--- Start of Stored data ---

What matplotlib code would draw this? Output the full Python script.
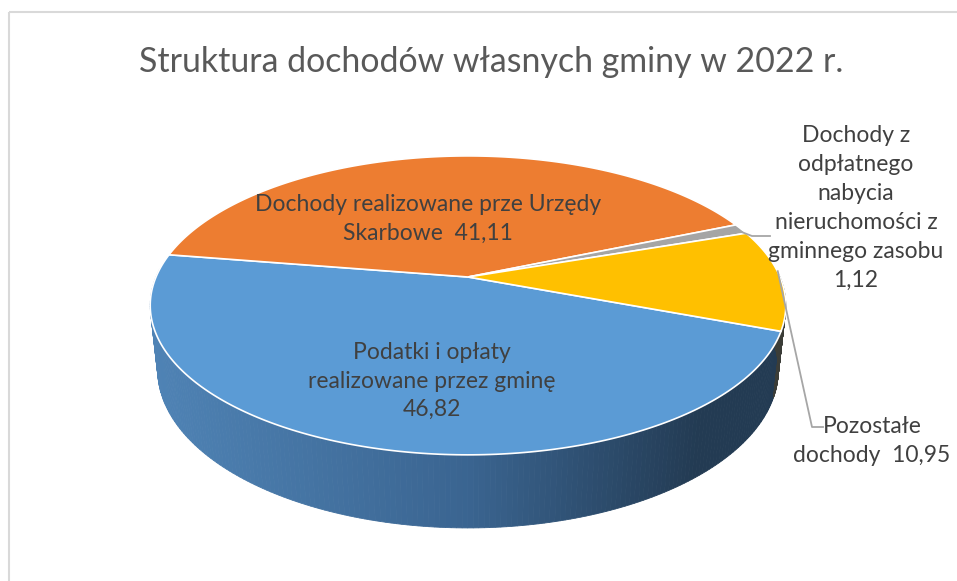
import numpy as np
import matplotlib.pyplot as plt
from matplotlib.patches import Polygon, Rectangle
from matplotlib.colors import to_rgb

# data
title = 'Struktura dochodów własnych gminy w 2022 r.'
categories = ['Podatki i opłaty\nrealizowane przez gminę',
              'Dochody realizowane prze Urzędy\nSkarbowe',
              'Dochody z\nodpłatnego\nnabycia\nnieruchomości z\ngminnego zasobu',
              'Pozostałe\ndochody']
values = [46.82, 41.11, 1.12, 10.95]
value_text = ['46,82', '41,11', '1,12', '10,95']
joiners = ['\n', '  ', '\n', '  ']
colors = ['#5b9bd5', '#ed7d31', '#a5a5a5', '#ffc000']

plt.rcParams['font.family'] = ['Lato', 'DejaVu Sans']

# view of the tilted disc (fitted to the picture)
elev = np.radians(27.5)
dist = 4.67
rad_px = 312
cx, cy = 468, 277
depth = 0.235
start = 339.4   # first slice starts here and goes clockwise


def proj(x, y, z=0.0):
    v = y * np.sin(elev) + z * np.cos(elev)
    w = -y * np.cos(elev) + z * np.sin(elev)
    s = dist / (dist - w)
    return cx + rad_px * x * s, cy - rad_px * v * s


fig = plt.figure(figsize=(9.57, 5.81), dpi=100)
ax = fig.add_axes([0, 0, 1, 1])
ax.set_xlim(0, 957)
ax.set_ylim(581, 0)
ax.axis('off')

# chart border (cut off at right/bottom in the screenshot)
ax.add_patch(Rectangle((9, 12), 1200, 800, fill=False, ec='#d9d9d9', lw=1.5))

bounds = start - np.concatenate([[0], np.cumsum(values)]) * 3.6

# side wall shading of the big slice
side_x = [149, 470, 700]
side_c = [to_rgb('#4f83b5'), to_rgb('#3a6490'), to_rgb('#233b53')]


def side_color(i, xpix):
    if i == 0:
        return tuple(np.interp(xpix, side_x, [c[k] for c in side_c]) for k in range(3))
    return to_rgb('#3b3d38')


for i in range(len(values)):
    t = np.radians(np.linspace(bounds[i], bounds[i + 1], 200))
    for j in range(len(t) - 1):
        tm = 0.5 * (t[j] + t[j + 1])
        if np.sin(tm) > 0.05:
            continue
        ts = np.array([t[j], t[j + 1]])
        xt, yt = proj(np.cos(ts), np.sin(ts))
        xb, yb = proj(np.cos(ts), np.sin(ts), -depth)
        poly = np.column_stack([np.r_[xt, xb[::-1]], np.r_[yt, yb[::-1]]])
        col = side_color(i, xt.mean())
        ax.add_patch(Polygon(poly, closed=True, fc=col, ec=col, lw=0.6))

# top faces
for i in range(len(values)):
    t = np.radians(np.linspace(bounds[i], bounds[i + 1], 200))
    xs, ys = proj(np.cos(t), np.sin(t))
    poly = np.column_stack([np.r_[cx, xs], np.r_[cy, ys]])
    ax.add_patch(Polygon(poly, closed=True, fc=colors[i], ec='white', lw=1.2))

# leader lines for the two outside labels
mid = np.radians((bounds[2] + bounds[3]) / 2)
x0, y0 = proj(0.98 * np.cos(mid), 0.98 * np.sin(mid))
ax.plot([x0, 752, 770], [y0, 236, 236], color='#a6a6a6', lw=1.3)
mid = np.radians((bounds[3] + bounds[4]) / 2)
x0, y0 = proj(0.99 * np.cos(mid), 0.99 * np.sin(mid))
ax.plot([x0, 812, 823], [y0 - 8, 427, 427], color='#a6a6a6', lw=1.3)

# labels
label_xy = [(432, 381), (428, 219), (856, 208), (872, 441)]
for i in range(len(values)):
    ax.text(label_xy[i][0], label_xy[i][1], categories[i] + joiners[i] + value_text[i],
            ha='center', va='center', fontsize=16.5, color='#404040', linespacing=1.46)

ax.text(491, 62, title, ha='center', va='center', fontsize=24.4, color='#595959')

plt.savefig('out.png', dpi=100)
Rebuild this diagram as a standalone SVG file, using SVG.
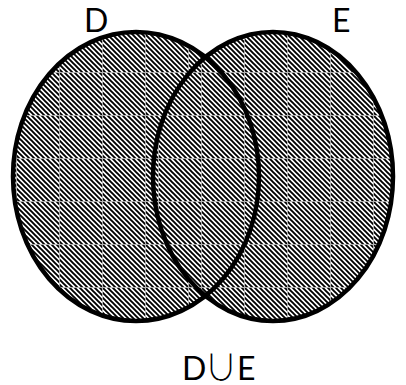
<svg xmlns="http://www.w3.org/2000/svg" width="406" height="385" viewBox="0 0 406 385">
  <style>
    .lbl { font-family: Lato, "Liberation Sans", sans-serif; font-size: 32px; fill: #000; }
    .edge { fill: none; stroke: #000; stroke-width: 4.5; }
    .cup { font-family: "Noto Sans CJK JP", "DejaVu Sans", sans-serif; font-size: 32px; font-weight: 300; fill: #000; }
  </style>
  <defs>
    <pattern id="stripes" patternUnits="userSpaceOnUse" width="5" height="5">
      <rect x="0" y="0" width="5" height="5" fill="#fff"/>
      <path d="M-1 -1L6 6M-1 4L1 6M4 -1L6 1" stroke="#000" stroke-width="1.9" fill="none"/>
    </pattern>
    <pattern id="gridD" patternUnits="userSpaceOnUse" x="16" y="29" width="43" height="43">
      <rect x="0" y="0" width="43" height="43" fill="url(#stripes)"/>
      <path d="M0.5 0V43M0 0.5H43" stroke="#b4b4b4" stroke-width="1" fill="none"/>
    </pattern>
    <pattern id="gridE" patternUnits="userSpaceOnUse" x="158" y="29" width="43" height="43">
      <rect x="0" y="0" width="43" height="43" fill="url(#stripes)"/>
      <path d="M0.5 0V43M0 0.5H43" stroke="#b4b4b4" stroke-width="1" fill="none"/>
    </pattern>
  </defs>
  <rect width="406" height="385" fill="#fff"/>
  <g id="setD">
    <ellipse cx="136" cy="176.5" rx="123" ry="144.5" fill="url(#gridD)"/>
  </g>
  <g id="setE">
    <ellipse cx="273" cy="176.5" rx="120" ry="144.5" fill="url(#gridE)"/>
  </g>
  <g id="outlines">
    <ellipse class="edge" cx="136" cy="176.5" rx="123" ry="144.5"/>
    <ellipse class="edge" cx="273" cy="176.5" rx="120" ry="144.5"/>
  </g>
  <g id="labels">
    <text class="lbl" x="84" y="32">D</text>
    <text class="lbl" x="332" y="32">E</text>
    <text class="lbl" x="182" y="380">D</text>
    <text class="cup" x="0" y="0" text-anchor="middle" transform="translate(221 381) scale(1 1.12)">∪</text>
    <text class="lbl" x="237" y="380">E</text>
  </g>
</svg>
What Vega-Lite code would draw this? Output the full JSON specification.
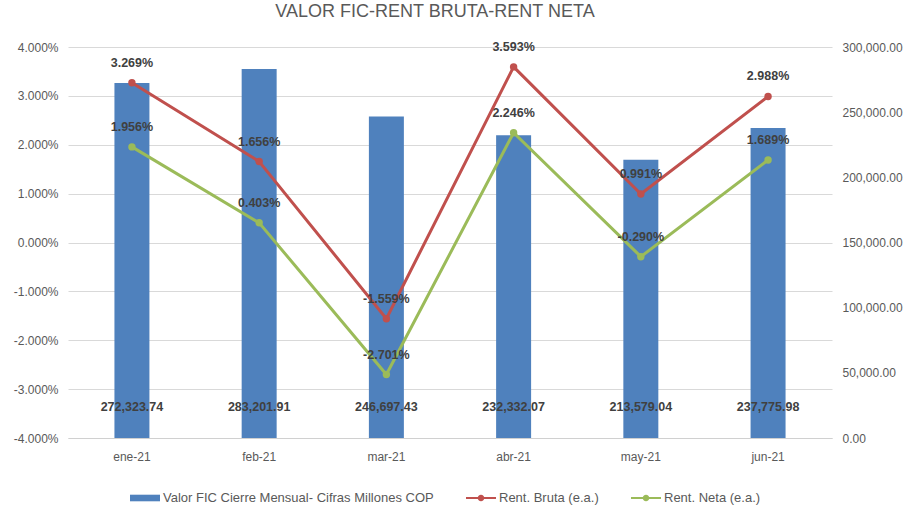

--- End of Stored data ---

**Work to complete:** Reproduce the full listing faithfully, but do not carry over any pictures.

**Full response:**
What matplotlib code would draw this? Output the full Python script.
import numpy as np
import matplotlib.pyplot as plt
from matplotlib.patches import Polygon, Rectangle
from matplotlib.colors import to_rgb

# data
title = 'Struktura dochodów własnych gminy w 2022 r.'
categories = ['Podatki i opłaty\nrealizowane przez gminę',
              'Dochody realizowane prze Urzędy\nSkarbowe',
              'Dochody z\nodpłatnego\nnabycia\nnieruchomości z\ngminnego zasobu',
              'Pozostałe\ndochody']
values = [46.82, 41.11, 1.12, 10.95]
value_text = ['46,82', '41,11', '1,12', '10,95']
joiners = ['\n', '  ', '\n', '  ']
colors = ['#5b9bd5', '#ed7d31', '#a5a5a5', '#ffc000']

plt.rcParams['font.family'] = ['Lato', 'DejaVu Sans']

# view of the tilted disc (fitted to the picture)
elev = np.radians(27.5)
dist = 4.67
rad_px = 312
cx, cy = 468, 277
depth = 0.235
start = 339.4   # first slice starts here and goes clockwise


def proj(x, y, z=0.0):
    v = y * np.sin(elev) + z * np.cos(elev)
    w = -y * np.cos(elev) + z * np.sin(elev)
    s = dist / (dist - w)
    return cx + rad_px * x * s, cy - rad_px * v * s


fig = plt.figure(figsize=(9.57, 5.81), dpi=100)
ax = fig.add_axes([0, 0, 1, 1])
ax.set_xlim(0, 957)
ax.set_ylim(581, 0)
ax.axis('off')

# chart border (cut off at right/bottom in the screenshot)
ax.add_patch(Rectangle((9, 12), 1200, 800, fill=False, ec='#d9d9d9', lw=1.5))

bounds = start - np.concatenate([[0], np.cumsum(values)]) * 3.6

# side wall shading of the big slice
side_x = [149, 470, 700]
side_c = [to_rgb('#4f83b5'), to_rgb('#3a6490'), to_rgb('#233b53')]


def side_color(i, xpix):
    if i == 0:
        return tuple(np.interp(xpix, side_x, [c[k] for c in side_c]) for k in range(3))
    return to_rgb('#3b3d38')


for i in range(len(values)):
    t = np.radians(np.linspace(bounds[i], bounds[i + 1], 200))
    for j in range(len(t) - 1):
        tm = 0.5 * (t[j] + t[j + 1])
        if np.sin(tm) > 0.05:
            continue
        ts = np.array([t[j], t[j + 1]])
        xt, yt = proj(np.cos(ts), np.sin(ts))
        xb, yb = proj(np.cos(ts), np.sin(ts), -depth)
        poly = np.column_stack([np.r_[xt, xb[::-1]], np.r_[yt, yb[::-1]]])
        col = side_color(i, xt.mean())
        ax.add_patch(Polygon(poly, closed=True, fc=col, ec=col, lw=0.6))

# top faces
for i in range(len(values)):
    t = np.radians(np.linspace(bounds[i], bounds[i + 1], 200))
    xs, ys = proj(np.cos(t), np.sin(t))
    poly = np.column_stack([np.r_[cx, xs], np.r_[cy, ys]])
    ax.add_patch(Polygon(poly, closed=True, fc=colors[i], ec='white', lw=1.2))

# leader lines for the two outside labels
mid = np.radians((bounds[2] + bounds[3]) / 2)
x0, y0 = proj(0.98 * np.cos(mid), 0.98 * np.sin(mid))
ax.plot([x0, 752, 770], [y0, 236, 236], color='#a6a6a6', lw=1.3)
mid = np.radians((bounds[3] + bounds[4]) / 2)
x0, y0 = proj(0.99 * np.cos(mid), 0.99 * np.sin(mid))
ax.plot([x0, 812, 823], [y0 - 8, 427, 427], color='#a6a6a6', lw=1.3)

# labels
label_xy = [(432, 381), (428, 219), (856, 208), (872, 441)]
for i in range(len(values)):
    ax.text(label_xy[i][0], label_xy[i][1], categories[i] + joiners[i] + value_text[i],
            ha='center', va='center', fontsize=16.5, color='#404040', linespacing=1.46)

ax.text(491, 62, title, ha='center', va='center', fontsize=24.4, color='#595959')

plt.savefig('out.png', dpi=100)
Rebuild this diagram as a standalone SVG file, using SVG.
<svg xmlns="http://www.w3.org/2000/svg" width="406" height="385" viewBox="0 0 406 385">
  <style>
    .lbl { font-family: Lato, "Liberation Sans", sans-serif; font-size: 32px; fill: #000; }
    .edge { fill: none; stroke: #000; stroke-width: 4.5; }
    .cup { font-family: "Noto Sans CJK JP", "DejaVu Sans", sans-serif; font-size: 32px; font-weight: 300; fill: #000; }
  </style>
  <defs>
    <pattern id="stripes" patternUnits="userSpaceOnUse" width="5" height="5">
      <rect x="0" y="0" width="5" height="5" fill="#fff"/>
      <path d="M-1 -1L6 6M-1 4L1 6M4 -1L6 1" stroke="#000" stroke-width="1.9" fill="none"/>
    </pattern>
    <pattern id="gridD" patternUnits="userSpaceOnUse" x="16" y="29" width="43" height="43">
      <rect x="0" y="0" width="43" height="43" fill="url(#stripes)"/>
      <path d="M0.5 0V43M0 0.5H43" stroke="#b4b4b4" stroke-width="1" fill="none"/>
    </pattern>
    <pattern id="gridE" patternUnits="userSpaceOnUse" x="158" y="29" width="43" height="43">
      <rect x="0" y="0" width="43" height="43" fill="url(#stripes)"/>
      <path d="M0.5 0V43M0 0.5H43" stroke="#b4b4b4" stroke-width="1" fill="none"/>
    </pattern>
  </defs>
  <rect width="406" height="385" fill="#fff"/>
  <g id="setD">
    <ellipse cx="136" cy="176.5" rx="123" ry="144.5" fill="url(#gridD)"/>
  </g>
  <g id="setE">
    <ellipse cx="273" cy="176.5" rx="120" ry="144.5" fill="url(#gridE)"/>
  </g>
  <g id="outlines">
    <ellipse class="edge" cx="136" cy="176.5" rx="123" ry="144.5"/>
    <ellipse class="edge" cx="273" cy="176.5" rx="120" ry="144.5"/>
  </g>
  <g id="labels">
    <text class="lbl" x="84" y="32">D</text>
    <text class="lbl" x="332" y="32">E</text>
    <text class="lbl" x="182" y="380">D</text>
    <text class="cup" x="0" y="0" text-anchor="middle" transform="translate(221 381) scale(1 1.12)">∪</text>
    <text class="lbl" x="237" y="380">E</text>
  </g>
</svg>
What Vega-Lite code would draw this? Output the full JSON specification.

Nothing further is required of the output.